Masalah keempat: Menyentuh Kemaluan.

 

Para ulama berbeda pendapat dalam hukum menyentuh kemaluan:

1. Sebagian ada yang berpendapat bahwa menyentuh kemaluan dengan cara apa pun dapat membatalkan wudhu’, ini adalah pendapat Imām Syāfi‘ī dan para pengikutnya, Imām Aḥmad, juga Dāūd.

2. Ada pula yang berpendapat tidak membatalkan wudhu’, ini adalah pendapat Abū Ḥanīfah dan para pengikutnya.

3. Sebagian ulama membedakan tergantung kepada sentuhan itu sendiri, lalu mereka berbeda pendapat lagi dalam hal ini:

a. Di antara mereka ada yang membedakan antara sentuhan bersyahwat dan tidak.

b.
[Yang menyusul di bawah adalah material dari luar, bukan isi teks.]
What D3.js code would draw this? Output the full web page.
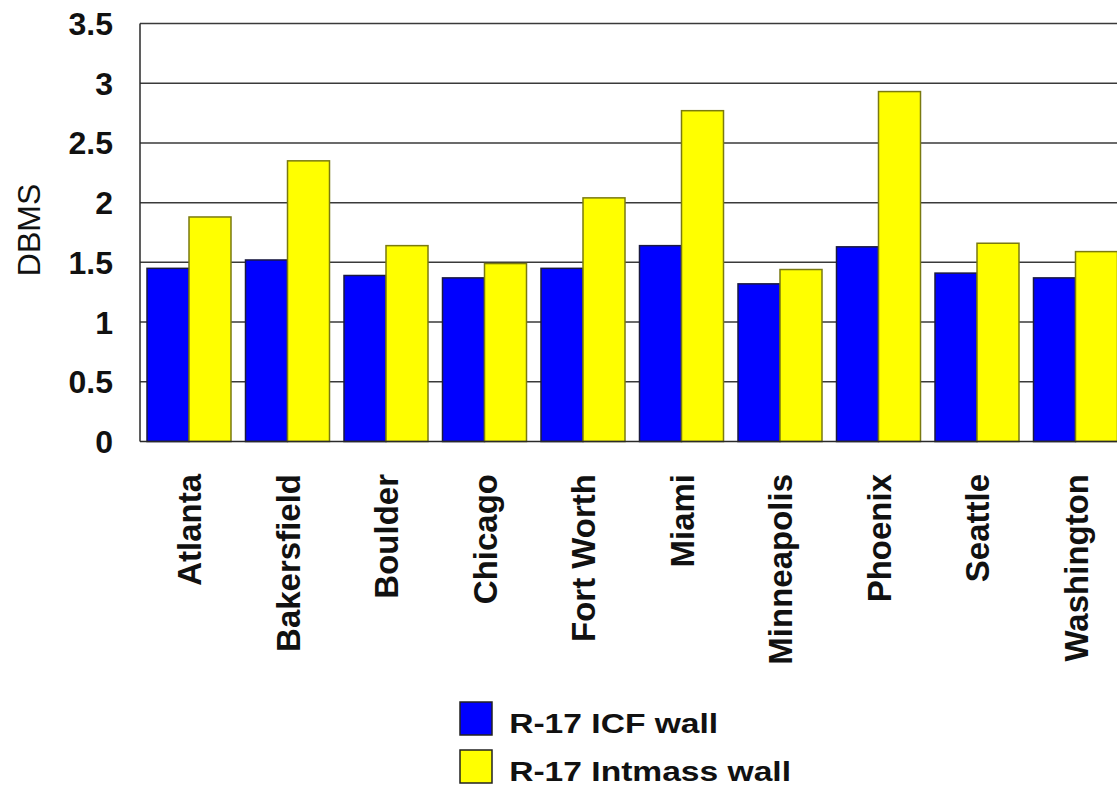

Ada juga yang membedakan antara sentuhan dengan telapak tangan bagian dalam dan bagian luarnya.

Mereka mewajibkan wudhu’ dalam menyentuh kemaluan yang menimbulkan atau merasakan syahwat dan tidak mewajibkannya jika tidak bersyahwat, begitupula mewajibkan wudhu’ jika menyentuh dengan telapak tangan bagian dalam, dan tidak mewajibkannya jika menyentuh dengan bagian luar.

Dua pendapat ini diriwayatkan dari para pengikut Imām Mālik, adapun alasan telapak tangan bagian dalam, kembali kepada sebab adanya syahwat.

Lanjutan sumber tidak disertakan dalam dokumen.